■ Given request ■
Print exactly the lines from the first one down to the line containing "const rightValues = [54.2, 17.5, 5.1, 2.0, 1.7, 1.0, 18.4];", both ends included, with no pictures and nothing else.

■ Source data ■
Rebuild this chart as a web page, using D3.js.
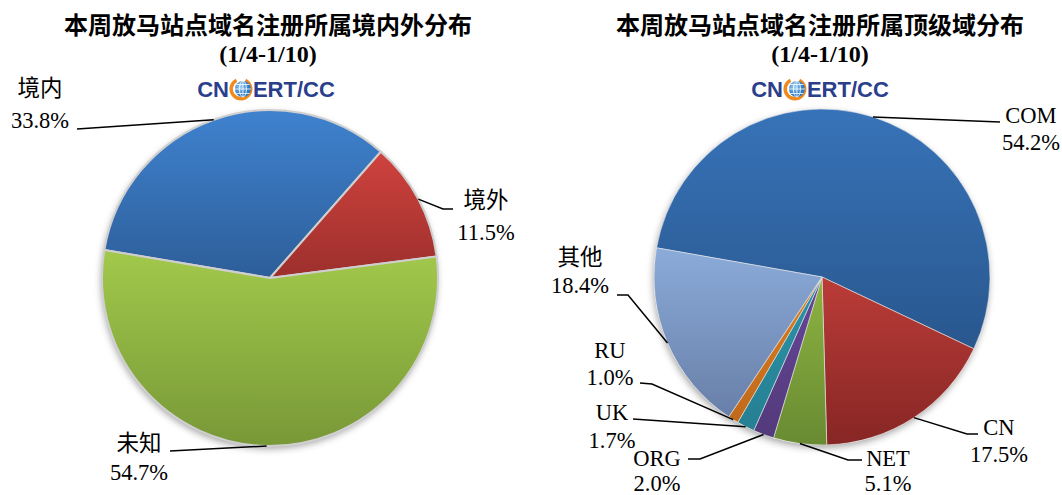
<!DOCTYPE html>
<html>
<head>
<meta charset="utf-8">
<script src="https://cdn.jsdelivr.net/npm/d3@7"></script>
<style>
  html, body { margin: 0; padding: 0; background: #fff; }
  svg { display: block; }
</style>
</head>
<body>
<svg id="chart" width="1062" height="495"></svg>
<script>
// ---------- data ----------
const leftTitle = "本周放马站点域名注册所属境内外分布";
const rightTitle = "本周放马站点域名注册所属顶级域分布";
const dateRange = "(1/4-1/10)";
const leftCategories = ["境内", "境外", "未知"];
const leftValues = [33.8, 11.5, 54.7];
const rightCategories = ["COM", "CN", "NET", "ORG", "UK", "RU", "其他"];
const rightValues = [54.2, 17.5, 5.1, 2.0, 1.7, 1.0, 18.4];

// ---------- styles ----------
const leftTop = ["#3f82cf", "#cf423e", "#a2c94b"];
const leftBottom = ["#2d5e99", "#9c2f2c", "#789837"];
const rightTop = ["#3773b8", "#bb3c38", "#8db442", "#65479a", "#2c93a8", "#dc7e22", "#8babd9"];
const rightBottom = ["#29578e", "#862624", "#698a32", "#533a7a", "#267f92", "#c0691a", "#687fa8"];

// label layout: text centre x, first line y, second line y, leader polyline (after edge point)
const leftLayout = [
  { x: 40, y1: 88, y2: 120, pts: [[77, 129]] },
  { x: 486, y1: 200, y2: 232, pts: [[443, 209], [453, 209]] },
  { x: 139, y1: 443, y2: 472, pts: [[170, 451]] }
];
const rightLayout = [
  { x: 1031, y1: 115, y2: 142, pts: [[1000, 122]] },
  { x: 999, y1: 427, y2: 454, pts: [[967, 434], [978, 434]] },
  { x: 888, y1: 458, y2: 483, pts: [[848, 460], [862, 460]] },
  { x: 657, y1: 458, y2: 483, pts: [[700, 459], [688, 459]] },
  { x: 612, y1: 412, y2: 440, pts: [[633, 419]] },
  { x: 610, y1: 350, y2: 377, pts: [[652, 384], [640, 383]] },
  { x: 580, y1: 257, y2: 285, pts: [[628, 295], [617, 295]] }
];

const svg = d3.select("#chart");
const defs = svg.append("defs");

const f = defs.append("filter").attr("id", "shadow")
  .attr("x", "-20%").attr("y", "-20%").attr("width", "140%").attr("height", "140%");
f.append("feDropShadow").attr("dx", -1).attr("dy", 3).attr("stdDeviation", 3.5)
  .attr("flood-color", "#000").attr("flood-opacity", 0.35);

const fmt = d3.format(".1f");
const labelFont = "'Liberation Serif','Times New Roman','Noto Sans CJK SC',serif";

function drawTitle(cx, title) {
  svg.append("text").attr("x", cx).attr("y", 23)
    .attr("text-anchor", "middle").attr("dominant-baseline", "central")
    .attr("font-family", "'Noto Sans CJK SC','Noto Sans',sans-serif")
    .attr("font-weight", 700).attr("font-size", 24).attr("fill", "#000")
    .text(title);
  svg.append("text").attr("x", cx).attr("y", 54)
    .attr("text-anchor", "middle").attr("dominant-baseline", "central")
    .attr("font-family", "'Liberation Serif','Times New Roman',serif")
    .attr("font-weight", 700).attr("font-size", 24).attr("fill", "#000")
    .text(dateRange);
}

function drawLogo(cx, cy, id) {
  const g = svg.append("g");
  const fontAttrs = t => t.attr("font-family", "'Liberation Sans',Arial,sans-serif")
    .attr("font-weight", 700).attr("font-size", 22).attr("fill", "#2b3e8c")
    .attr("dominant-baseline", "central");
  const t1 = fontAttrs(g.append("text").attr("x", 0).attr("y", cy + 1).text("CN"));
  const t2 = fontAttrs(g.append("text").attr("x", 0).attr("y", cy + 1).text("ERT/CC"));
  const w1 = t1.node().getComputedTextLength();
  const w2 = t2.node().getComputedTextLength();
  const iconW = 24;
  const total = w1 + iconW + w2;
  const x0 = cx - total / 2;
  t1.attr("x", x0);
  t2.attr("x", x0 + w1 + iconW);
  const ix = x0 + w1 + iconW / 2, iy = cy + 1;
  const ring = d3.arc().innerRadius(8).outerRadius(11.5)
    .startAngle(Math.PI * 0.15).endAngle(Math.PI * 1.85);
  g.append("path").attr("d", ring()).attr("transform", `translate(${ix},${iy})`).attr("fill", "#f08a1c");
  const gr = defs.append("radialGradient").attr("id", "globe" + id).attr("cx", "35%").attr("cy", "35%");
  gr.append("stop").attr("offset", "0%").attr("stop-color", "#9fd0f5");
  gr.append("stop").attr("offset", "100%").attr("stop-color", "#2d7cc8");
  g.append("circle").attr("cx", ix + 2).attr("cy", iy).attr("r", 8).attr("fill", `url(#globe${id})`);
  const gl = g.append("g").attr("fill", "none").attr("stroke", "#fff").attr("stroke-width", 0.8);
  gl.append("ellipse").attr("cx", ix + 2).attr("cy", iy).attr("rx", 3.5).attr("ry", 8);
  gl.append("line").attr("x1", ix + 2).attr("x2", ix + 2).attr("y1", iy - 8).attr("y2", iy + 8);
  gl.append("line").attr("x1", ix - 6).attr("x2", ix + 10).attr("y1", iy).attr("y2", iy);
  gl.append("line").attr("x1", ix - 4.5).attr("x2", ix + 8.5).attr("y1", iy - 4.5).attr("y2", iy - 4.5);
  gl.append("line").attr("x1", ix - 4.5).attr("x2", ix + 8.5).attr("y1", iy + 4.5).attr("y2", iy + 4.5);
}

function drawPie(opts) {
  const { cx, cy, r, startDeg, cats, vals, top, bottom, layout, id, sepColor, sepWidth } = opts;
  const start = startDeg * Math.PI / 180;
  const pie = d3.pie().sort(null).value(d => d.v).startAngle(start).endAngle(start + 2 * Math.PI);
  const data = cats.map((c, i) => ({ c, v: vals[i], i }));
  const arcs = pie(data);
  const arc = d3.arc().innerRadius(0).outerRadius(r);

  arcs.forEach((a, i) => {
    const lg = defs.append("linearGradient").attr("id", `${id}g${i}`)
      .attr("x1", 0).attr("y1", 0).attr("x2", 0).attr("y2", 1);
    lg.append("stop").attr("offset", "0%").attr("stop-color", top[i]);
    lg.append("stop").attr("offset", "100%").attr("stop-color", bottom[i]);
  });

  const g = svg.append("g").attr("transform", `translate(${cx},${cy})`);
  g.append("circle").attr("r", r).attr("fill", "#fff").attr("filter", "url(#shadow)");
  g.selectAll("path.slice").data(arcs).join("path")
    .attr("class", "slice")
    .attr("d", arc)
    .attr("fill", (d, i) => `url(#${id}g${i})`)
    .attr("stroke", sepColor).attr("stroke-width", sepWidth).attr("stroke-linejoin", "round");

  arcs.forEach((a, i) => {
    const L = layout[i];
    const m = (a.startAngle + a.endAngle) / 2;
    const p0 = [cx + r * Math.sin(m), cy - r * Math.cos(m)];
    const pts = [p0, ...L.pts];
    svg.append("path").attr("d", d3.line()(pts))
      .attr("fill", "none").attr("stroke", "#000").attr("stroke-width", 1.5);
    const t = svg.append("text").attr("text-anchor", "middle")
      .attr("font-family", labelFont).attr("font-size", 22.5).attr("fill", "#000")
      .attr("dominant-baseline", "central");
    t.append("tspan").attr("x", L.x).attr("y", L.y1).text(a.data.c);
    t.append("tspan").attr("x", L.x).attr("y", L.y2).text(fmt(a.data.v) + "%");
  });
}

drawTitle(268, leftTitle);
drawTitle(820, rightTitle);
drawLogo(266, 88, "L");
drawLogo(820, 88, "R");

drawPie({ cx: 270, cy: 278, r: 168, startDeg: -80.4, cats: leftCategories, vals: leftValues,
  top: leftTop, bottom: leftBottom, layout: leftLayout, id: "L", sepColor: "#cfcfcf", sepWidth: 2 });
drawPie({ cx: 822, cy: 277, r: 168, startDeg: -80, cats: rightCategories, vals: rightValues,
  top: rightTop, bottom: rightBottom, layout: rightLayout, id: "R", sepColor: "#e8e8e8", sepWidth: 0.6 });
</script>
</body>
</html>
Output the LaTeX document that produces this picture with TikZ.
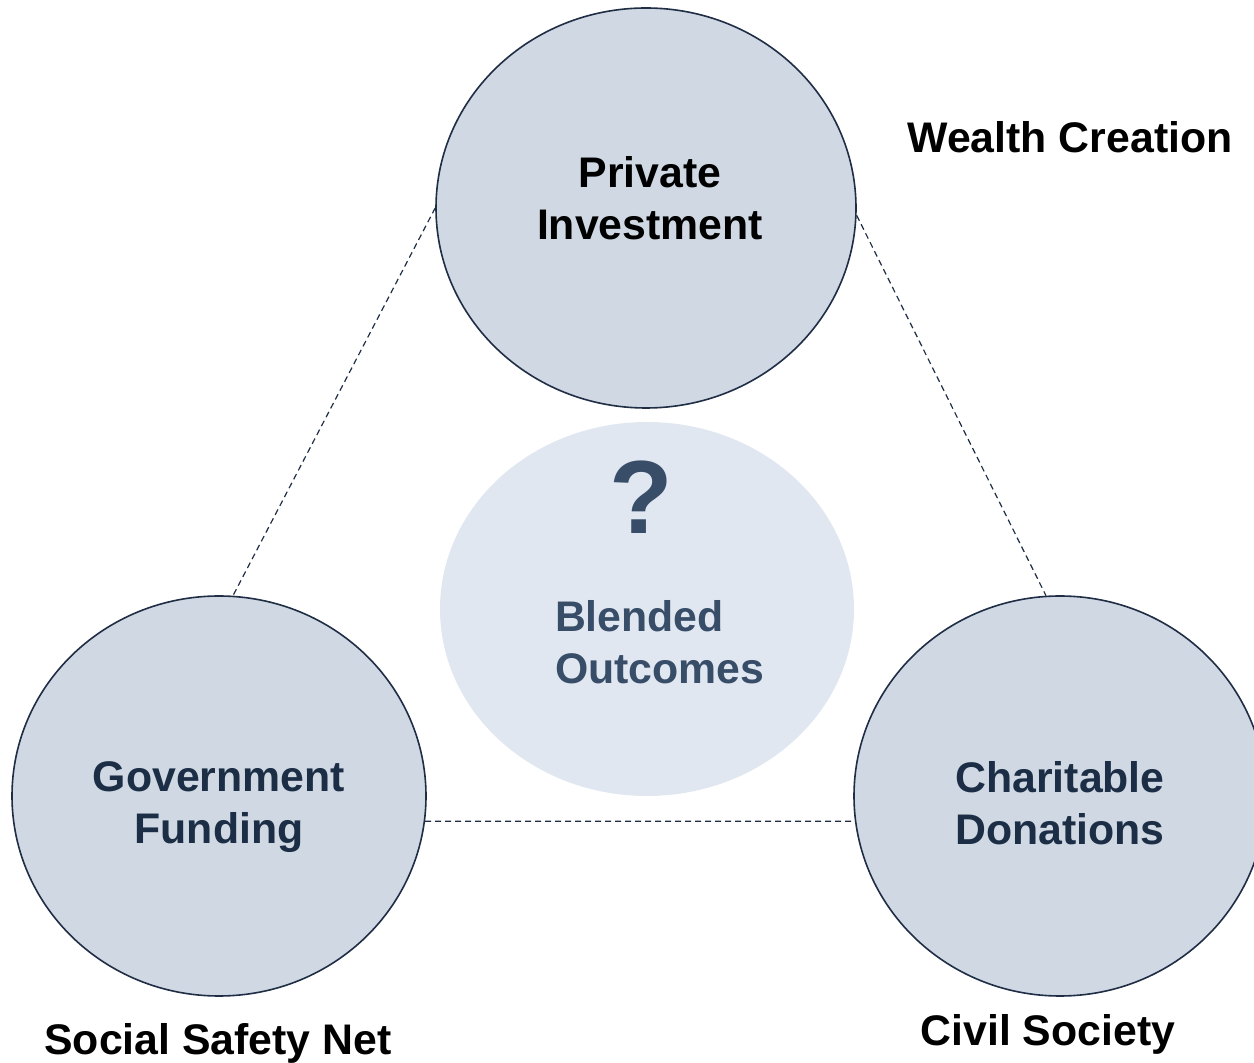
\documentclass[tikz,border=0pt]{standalone}
\usepackage{fontspec}
\setmainfont{Liberation Sans}
\usetikzlibrary{shapes.geometric}
\usetikzlibrary{positioning}
\definecolor{hubfill}{HTML}{CFD8E3}
\definecolor{hubline}{HTML}{1F2D45}
\definecolor{blendfill}{HTML}{E1E7F1}
\definecolor{navytext}{HTML}{1C2E45}
\definecolor{slatetext}{HTML}{384D68}
\tikzset{x=0.5pt,y=-0.5pt,
    hub/.style={
        ellipse,
        draw=hubline,
        line width=0.8pt,
        fill=hubfill,
        inner sep=0pt,
        minimum width=206pt,
        minimum height=200pt},
    hubtext/.style={
        align=center,
        font=\bfseries\fontsize{21.4}{26}\selectfont},
    blend/.style={
        ellipse,
        fill=blendfill,
        inner sep=0pt,
        minimum width=207pt,
        minimum height=187pt},
    caption/.style={
        font=\bfseries\fontsize{21.4}{26}\selectfont},
    link/.style={
        draw=hubline,
        dash pattern=on 3pt off 2pt,
        line width=0.6pt}}

\begin{document}
\begin{tikzpicture}
        \useasboundingbox (0,0) rectangle (1254,1063);
        \node[blend] (mix) at (647,609) {};
        \node[font=\bfseries\fontsize{52}{52}\selectfont,text=slatetext] (qm) at (641,497) {?};
        \node[anchor=west,align=left,text=slatetext,caption] (bo) at (548,642) {Blended\\Outcomes};

        \node[hub,minimum width=210pt,
            label={[hubtext,xshift=2pt,yshift=5pt]center:Private\\Investment}] (priv) at (646,208) {};
        \node[hub,minimum width=207pt,
            label={[hubtext,text=navytext,yshift=-5.5pt]center:Government\\Funding}] (gov) at (219,796) {};
        \node[hub,
            label={[hubtext,text=navytext,yshift=-3.5pt]center:Charitable\\Donations}] (char) at (1060,796) {};

        \draw[link] (priv.180) -- (gov.86);
        \draw[link] (priv.-2) -- (char.94);
        \draw[link] (gov.-7) -- (char.187);

        \node[caption] (wealth) at (1070,137) {Wealth Creation};
        \node[caption] (safety) at (218,1043) {Social Safety Net};
        \node[caption] (civil) at (1048,1034) {Civil Society};
    \end{tikzpicture}
\end{document}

■ Written response ■
Rebuild this chart as a web page, using D3.js.
<!DOCTYPE html>
<html>
<head>
<meta charset="utf-8">
<script src="https://cdn.jsdelivr.net/npm/d3@7"></script>
<style>
  html, body { margin: 0; padding: 0; background: #fff; }
  svg { display: block; }
</style>
</head>
<body>
<svg id="chart" width="1062" height="495"></svg>
<script>
// ---------- data ----------
const leftTitle = "本周放马站点域名注册所属境内外分布";
const rightTitle = "本周放马站点域名注册所属顶级域分布";
const dateRange = "(1/4-1/10)";
const leftCategories = ["境内", "境外", "未知"];
const leftValues = [33.8, 11.5, 54.7];
const rightCategories = ["COM", "CN", "NET", "ORG", "UK", "RU", "其他"];
const rightValues = [54.2, 17.5, 5.1, 2.0, 1.7, 1.0, 18.4];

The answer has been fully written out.